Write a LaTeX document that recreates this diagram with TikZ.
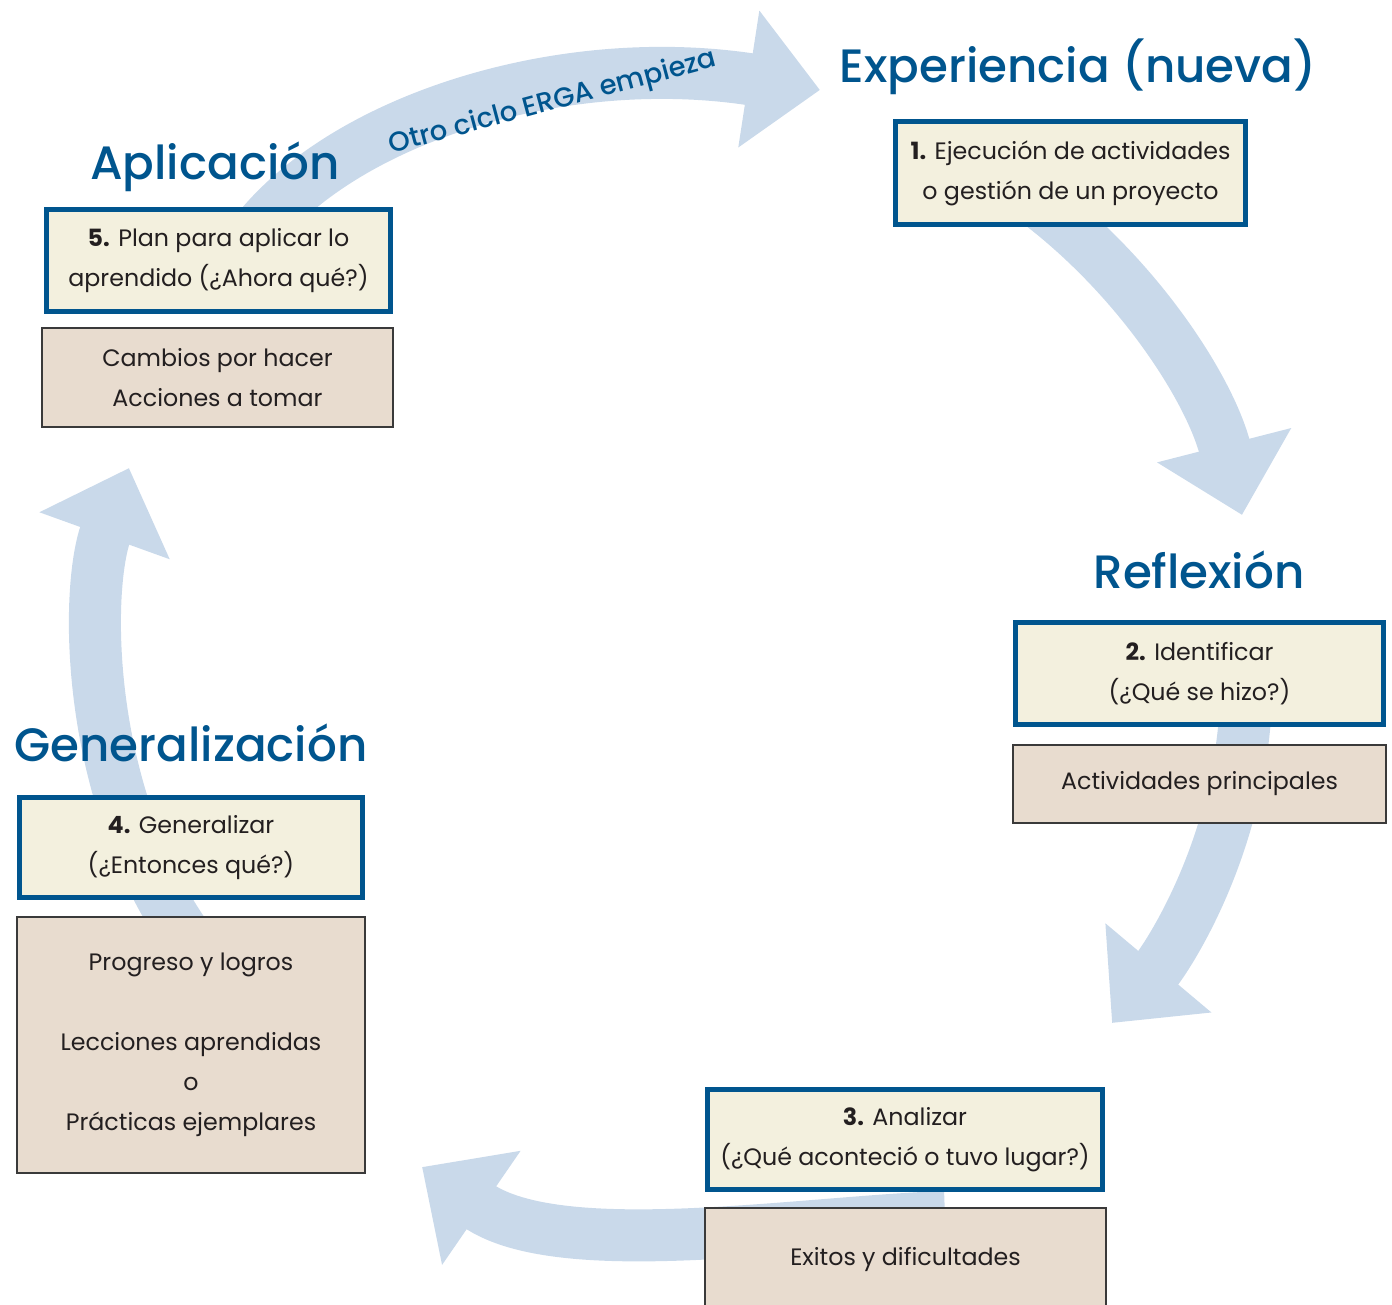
\documentclass[tikz,border=0pt]{standalone}
\usepackage{fontspec}
\setmainfont{Poppins}
\newfontfamily\headfont{Poppins Medium}
\usetikzlibrary{positioning,arrows.meta}

\definecolor{ergablue}{HTML}{00558E}
\definecolor{ergacream}{HTML}{F3F0DE}
\definecolor{ergatan}{HTML}{E8DCCF}
\definecolor{ergaarrow}{HTML}{C9D9EA}
\definecolor{ergatext}{HTML}{231F20}
\definecolor{ergaline}{HTML}{3A3A3A}

\tikzset{
	boxfont/.style={font=\fontsize{6.75pt}{11.4pt}\selectfont},
	stagebox/.style={boxfont, draw=ergablue, line width=0.05cm, fill=ergacream, text=ergatext, align=center, inner sep=0pt},
	notebox/.style={boxfont, draw=ergaline, line width=0.015cm, fill=ergatan, text=ergatext, align=center, inner sep=0pt},
	stagetitle/.style={text=ergablue, font=\headfont\fontsize{13.3pt}{16pt}\selectfont, anchor=base, inner sep=0pt},
	cyclelabel/.style={text=ergablue, font=\headfont\fontsize{7.8pt}{10pt}\selectfont, inner sep=0pt},
	cyclearrow/.style={draw=ergaarrow, line width=0.52cm, -{Triangle[length=7.2mm, width=13.4mm]}}
}

\begin{document}
\begin{tikzpicture}[x=0.01cm, y=-0.01cm]
	\clip (0,0) rectangle (1392,1304);

	% big arrows round the cycle
	\coordinate (a5s) at (252,237);  \coordinate (a5e) at (820,90);
	\coordinate (a1s) at (1035,200); \coordinate (a1e) at (1242,515);
	\coordinate (a2s) at (1246,700); \coordinate (a2e) at (1112,1023);
	\coordinate (a3s) at (945,1217); \coordinate (a3e) at (422,1167);
	\coordinate (a4s) at (185,935);  \coordinate (a4e) at (129,468);

	\draw [cyclearrow] (a5s) .. controls (340,120) and (560,50) .. (a5e);
	\draw [cyclearrow] (a1s) .. controls (1139,278) and (1210,390) .. (a1e);
	\draw [cyclearrow] (a2s) .. controls (1240,850) and (1165,960) .. (a2e);
	\draw [cyclearrow] (a3s) .. controls (800,1222) and (560,1262) .. (a3e);
	\draw [cyclearrow] (a4s) .. controls (85,790) and (85,590) .. (a4e);

	\node [cyclelabel, rotate=15] (otro) at (553,103) {Otro ciclo ERGA empieza};

	% titles
	\node [stagetitle] (texp) at (1078,83) {Experiencia (nueva)};
	\node [stagetitle] (trefl) at (1199,588) {Reflexión};
	\node [stagetitle] (tgen) at (191,761) {Generalización};
	\node [stagetitle] (tapl) at (215,180) {Aplicación};

	% stage boxes
	\node [stagebox, minimum width=3.50cm, minimum height=1.03cm] (exp) at (1070.5,173)
		{\textbf{1.} Ejecución de actividades\\o gestión de un proyecto};
	\node [stagebox, minimum width=3.68cm, minimum height=1.02cm] (refl) at (1199.5,673.5)
		{\textbf{2.} Identificar\\(¿Qué se hizo?)};
	\node [stagebox, minimum width=3.95cm, minimum height=1.00cm] (anal) at (905,1139.5)
		{\textbf{3.} Analizar\\(¿Qué aconteció o tuvo lugar?)};
	\node [stagebox, minimum width=3.43cm, minimum height=1.00cm] (gen) at (191,847.5)
		{\textbf{4.} Generalizar\\(¿Entonces qué?)};
	\node [stagebox, minimum width=3.44cm, minimum height=1.02cm] (apl) at (218.5,260.5)
		{\textbf{5.} Plan para aplicar lo\\aprendido (¿Ahora qué?)};

	% notes under the boxes
	\node [notebox, minimum width=3.73cm, minimum height=0.78cm] (nrefl) at (1199.5,784)
		{Actividades principales};
	\node [notebox, minimum width=4.01cm, minimum height=1.02cm] (nanal) at (905.5,1259)
		{Exitos y dificultades};
	\node [notebox, minimum width=3.48cm, minimum height=2.56cm] (ngen) at (191,1045)
		{Progreso y logros\\[11.4pt]Lecciones aprendidas\\o\\Prácticas ejemplares};
	\node [notebox, minimum width=3.51cm, minimum height=0.99cm] (napl) at (217.5,377.5)
		{Cambios por hacer\\Acciones a tomar};
\end{tikzpicture}
\end{document}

### To be done
Take the material above from its first line through the line holding "(0,0) rectangle (1392,1304);" and set it down exactly, without the pictures.

### Result of this task
Write a LaTeX document that recreates this diagram with TikZ.
\documentclass[tikz,border=0pt]{standalone}
\usepackage{fontspec}
\setmainfont{Poppins}
\newfontfamily\headfont{Poppins Medium}
\usetikzlibrary{positioning,arrows.meta}

\definecolor{ergablue}{HTML}{00558E}
\definecolor{ergacream}{HTML}{F3F0DE}
\definecolor{ergatan}{HTML}{E8DCCF}
\definecolor{ergaarrow}{HTML}{C9D9EA}
\definecolor{ergatext}{HTML}{231F20}
\definecolor{ergaline}{HTML}{3A3A3A}

\tikzset{
	boxfont/.style={font=\fontsize{6.75pt}{11.4pt}\selectfont},
	stagebox/.style={boxfont, draw=ergablue, line width=0.05cm, fill=ergacream, text=ergatext, align=center, inner sep=0pt},
	notebox/.style={boxfont, draw=ergaline, line width=0.015cm, fill=ergatan, text=ergatext, align=center, inner sep=0pt},
	stagetitle/.style={text=ergablue, font=\headfont\fontsize{13.3pt}{16pt}\selectfont, anchor=base, inner sep=0pt},
	cyclelabel/.style={text=ergablue, font=\headfont\fontsize{7.8pt}{10pt}\selectfont, inner sep=0pt},
	cyclearrow/.style={draw=ergaarrow, line width=0.52cm, -{Triangle[length=7.2mm, width=13.4mm]}}
}

\begin{document}
\begin{tikzpicture}[x=0.01cm, y=-0.01cm]
	\clip (0,0) rectangle (1392,1304);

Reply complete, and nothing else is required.